Welcome to the resource topic for 2024/1820
Title:
On the Power of Oblivious State Preparation
Authors: James Bartusek, Dakshita Khurana
Abstract:We put forth Oblivious State Preparation (OSP) as a cryptographic primitive that unifies techniques developed in the context of a quantum server interacting with a classical client. OSP allows a classical polynomial-time sender to input a choice of one out of two public observables, and a quantum polynomial-time receiver to recover an eigenstate of the corresponding observable – while keeping the sender’s choice hidden from any malicious receiver.
We obtain the following results:
- The existence of (plain) trapdoor claw-free functions implies OSP, and the existence of dual-mode trapdoor claw-free functions implies round-optimal (two-round) OSP.
- OSP implies the existence of proofs of quantumness, test of a qubit, blind classical delegation of quantum computation, and classical verification of quantum computation.
- Two-round OSP implies quantum money with classical communication, classically-verifiable position verification, and (additionally assuming classical FHE with log-depth decryption) quantum FHE.
Thus, the OSP abstraction helps separate the cryptographic layer from the information-theoretic layer when building cryptosystems across classical and quantum participants.
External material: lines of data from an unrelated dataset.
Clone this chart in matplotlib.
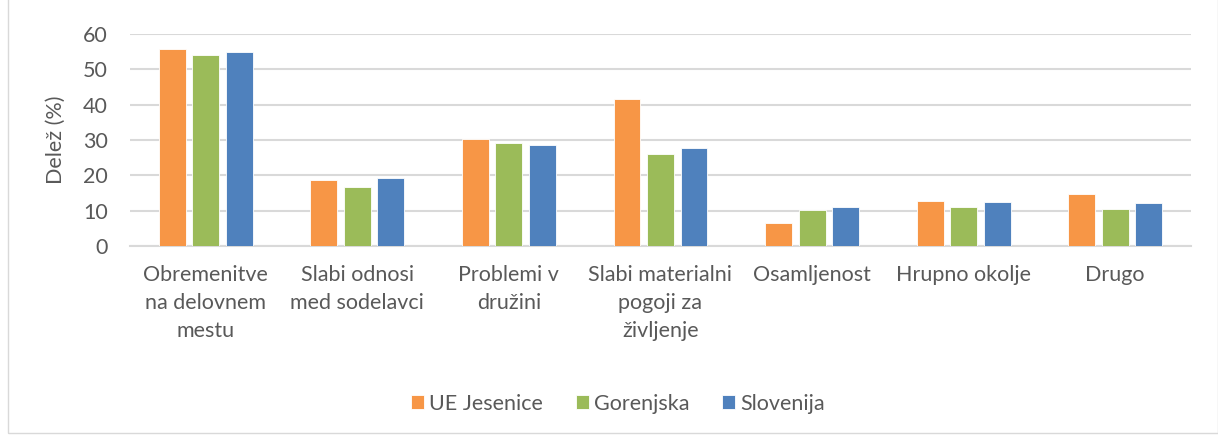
import matplotlib
matplotlib.use("Agg")
import matplotlib.pyplot as plt
import numpy as np
from matplotlib.patches import Rectangle

categories = ["Obremenitve\nna delovnem\nmestu", "Slabi odnosi\nmed sodelavci", "Problemi v\ndružini",
              "Slabi materialni\npogoji za\nživljenje", "Osamljenost", "Hrupno okolje", "Drugo"]
series_names = ["UE Jesenice", "Gorenjska", "Slovenija"]
ue_jesenice = [55.8, 18.8, 30.3, 41.6, 6.4, 12.8, 14.8]
gorenjska = [54.1, 16.6, 29.2, 25.9, 10.1, 11.1, 10.6]
slovenija = [54.8, 19.2, 28.7, 27.7, 11.0, 12.4, 12.1]
colors = ["#F79646", "#9BBB59", "#4F81BD"]
yticks = [0, 10, 20, 30, 40, 50, 60]

plt.rcParams['font.family'] = ['Lato', 'DejaVu Sans']
txt = "#595959"
fs = 15.5

fig = plt.figure(figsize=(12.18, 4.36), dpi=100)
ax = fig.add_axes([130/1218, 1-246/436, (1191-130)/1218, (246-34)/436])

x = np.arange(len(categories))
w = 0.178
step = 0.221
for i, (vals, c, name) in enumerate(zip([ue_jesenice, gorenjska, slovenija], colors, series_names)):
    ax.bar(x + (i-1)*step, vals, w, color=c, label=name, edgecolor="white", linewidth=0.6, zorder=3)

ax.set_xlim(-0.5, len(categories)-0.5)
ax.set_ylim(0, 60)
ax.set_yticks(yticks)
ax.yaxis.grid(True, color="#D9D9D9", linewidth=1.5, zorder=0)
ax.set_axisbelow(True)
for s in ["top", "right", "left"]:
    ax.spines[s].set_visible(False)
ax.spines["bottom"].set_color("#D9D9D9")
ax.spines["bottom"].set_linewidth(1.5)
ax.tick_params(axis="both", length=0, colors=txt, labelsize=fs)
ax.tick_params(axis="x", pad=14)
ax.tick_params(axis="y", pad=16)
ax.set_xticks(x)
ax.set_xticklabels(categories, color=txt, fontsize=fs, linespacing=1.5)
ax.set_ylabel("Delež (%)", color=txt, fontsize=fs, labelpad=12)

leg = fig.legend(loc="center", bbox_to_anchor=(618/1218, 1-404/436), ncol=3, frameon=False,
                 fontsize=fs, handlelength=0.62, handleheight=0.62, handletextpad=0.25, columnspacing=1.5)
for t in leg.get_texts():
    t.set_color(txt)

fig.patches.append(Rectangle((8/1218, 3/436), 1-8/1218, 1.2, transform=fig.transFigure,
                             fill=False, edgecolor="#D9D9D9", linewidth=1))

fig.savefig("out.png", dpi=100)
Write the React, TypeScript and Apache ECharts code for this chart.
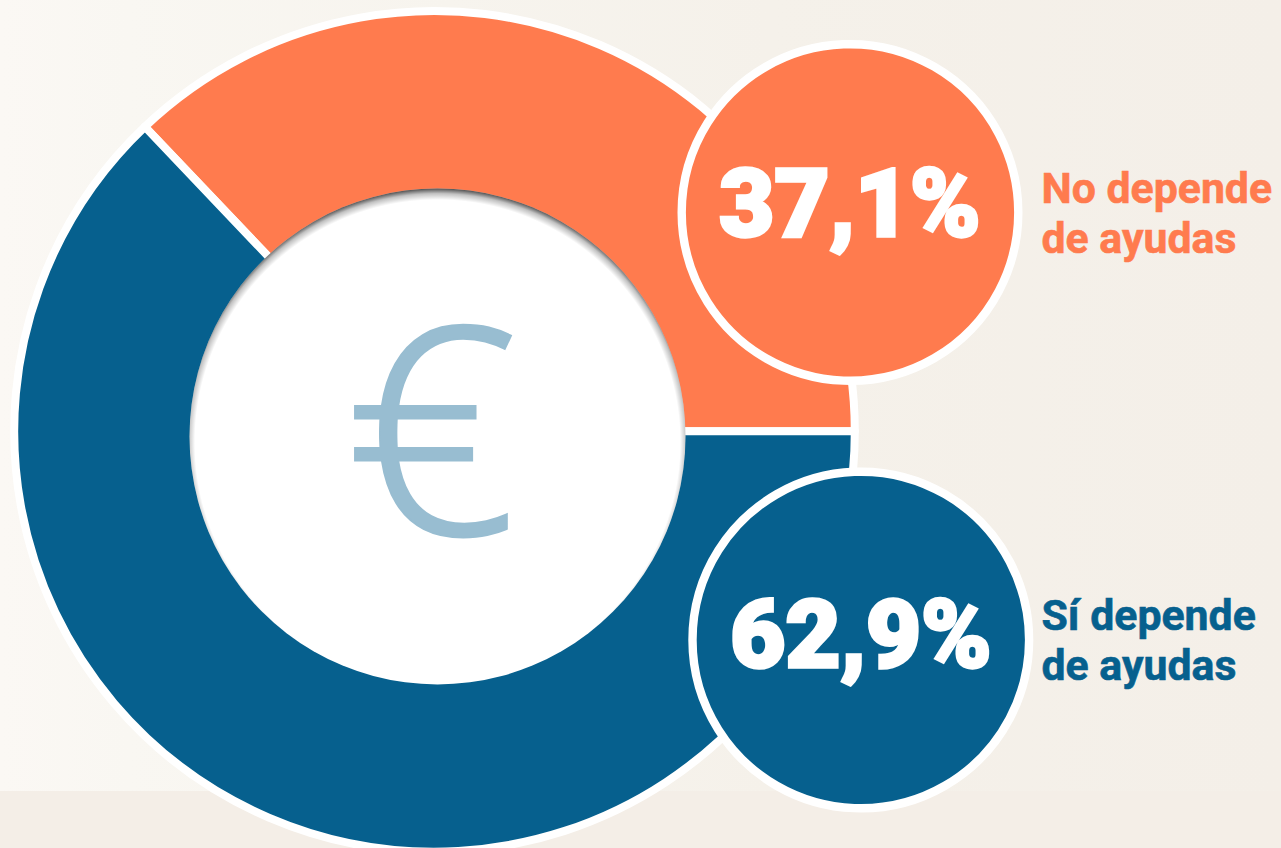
import React, { useEffect, useRef } from "react";
import * as echarts from "echarts";

const categories = ["No depende de ayudas", "Sí depende de ayudas"];
const shares = [37.1, 62.9];
const shareLabels = ["37,1%", "62,9%"];
const labelLines = [
  ["No depende", "de ayudas"],
  ["Sí depende", "de ayudas"],
];
const centerSymbol = "€";

const ORANGE = "#ff7b4e";
const BLUE = "#06608e";
const colors = [ORANGE, BLUE];

const bubbleLayout = [
  { cx: 850, cy: 212.5, textX: 850, textY: 203.5, labelY: 213 },
  { cx: 860.8, cy: 640, textX: 861, textY: 634.5, labelY: 640 },
];

export default function App() {
  const ref = useRef<HTMLDivElement>(null);
  useEffect(() => {
    const chart = echarts.init(ref.current!, undefined, { renderer: "svg" });
    const z = 10;
    const graphics: any[] = [
      { type: "circle", z, silent: true, shape: { cx: 437.5, cy: 436.5, r: 248 }, style: { fill: "#ffffff" } },
      {
        type: "circle",
        z: z + 1,
        silent: true,
        shape: { cx: 437.5, cy: 436.5, r: 248 },
        style: {
          fill: {
            type: "radial",
            x: 0.5,
            y: 0.512,
            r: 0.512,
            colorStops: [
              { offset: 0, color: "rgba(0,0,0,0)" },
              { offset: 0.955, color: "rgba(0,0,0,0)" },
              { offset: 0.98, color: "rgba(0,0,0,0.24)" },
              { offset: 1, color: "rgba(0,0,0,0.68)" },
            ],
          },
        },
      },
      {
        type: "text",
        z: z + 2,
        silent: true,
        x: 431,
        y: 422.5,
        scaleX: 1.05,
        style: {
          text: centerSymbol,
          fill: "#98bdd1",
          stroke: "#98bdd1",
          lineWidth: 3,
          font: '300 288px "Open Sans"',
          textAlign: "center",
          textVerticalAlign: "middle",
        },
      },
    ];
    shares.forEach((_, i) => {
      const b = bubbleLayout[i];
      graphics.push(
        {
          type: "circle",
          z: z + 3,
          silent: true,
          shape: { cx: b.cx, cy: b.cy, r: 168.3 },
          style: { fill: colors[i], stroke: "#ffffff", lineWidth: 8.4 },
        },
        {
          type: "text",
          z: z + 4,
          silent: true,
          x: b.textX,
          y: b.textY,
          style: {
            text: shareLabels[i],
            fill: "#ffffff",
            stroke: "#ffffff",
            lineWidth: 3.5,
            lineJoin: "miter",
            font: "900 95px Roboto",
            textAlign: "center",
            textVerticalAlign: "middle",
          },
        },
        {
          type: "text",
          z: z + 4,
          silent: true,
          x: 1041.5,
          y: b.labelY,
          style: {
            text: labelLines[i].join("\n"),
            fill: colors[i],
            stroke: colors[i],
            lineWidth: 0.6,
            font: "700 42.8px Roboto",
            lineHeight: 50,
            textAlign: "left",
            textVerticalAlign: "middle",
          },
        }
      );
    });
    chart.setOption({
      animation: false,
      backgroundColor: "transparent",
      series: [
        {
          type: "pie",
          silent: true,
          center: [434.5, 431.3],
          radius: [200, 420.3],
          startAngle: 133.56,
          clockwise: true,
          label: { show: false },
          labelLine: { show: false },
          itemStyle: { borderColor: "#ffffff", borderWidth: 8 },
          emphasis: { disabled: true },
          data: categories.map((name, i) => ({
            name,
            value: shares[i],
            itemStyle: { color: colors[i] },
          })),
        },
      ],
      graphic: { elements: graphics },
    });
    return () => chart.dispose();
  }, []);
  return (
    <div
      style={{
        position: "fixed",
        left: 0,
        top: 0,
        width: 1281,
        height: 848,
        overflow: "hidden",
        background:
          "linear-gradient(#f4eee7, #f4eee7) 0 791px / 100% 57px no-repeat, linear-gradient(90deg, #fbf8f4 0%, #f9f7f2 10%, #f5f1ea 60%, #f4efe8 100%)",
      }}
    >
      <div ref={ref} style={{ width: 1281, height: 848 }} />
    </div>
  );
}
Indeed, several of the aforementioned applications were previously only known via tailored LWE-based constructions, whereas our OSP-based constructions yield new results from a wider variety of assumptions, including hard problems on cryptographic group actions.
Finally, towards understanding the minimal hardness assumptions required to realize OSP, we prove the following:
- OSP implies oblivious transfer between one classical and one quantum party.
- Two-round OSP implies public-key encryption with classical keys and ciphertexts.
In particular, these results help to ‘‘explain’’ the use of public-key cryptography in the known approaches to establishing a ‘‘classical leash’’ on a quantum server. For example, combined with a result of Austrin et al. (CRYPTO 22), we conclude that perfectly-correct OSP cannot exist unconditionally in the (quantum) random oracle model.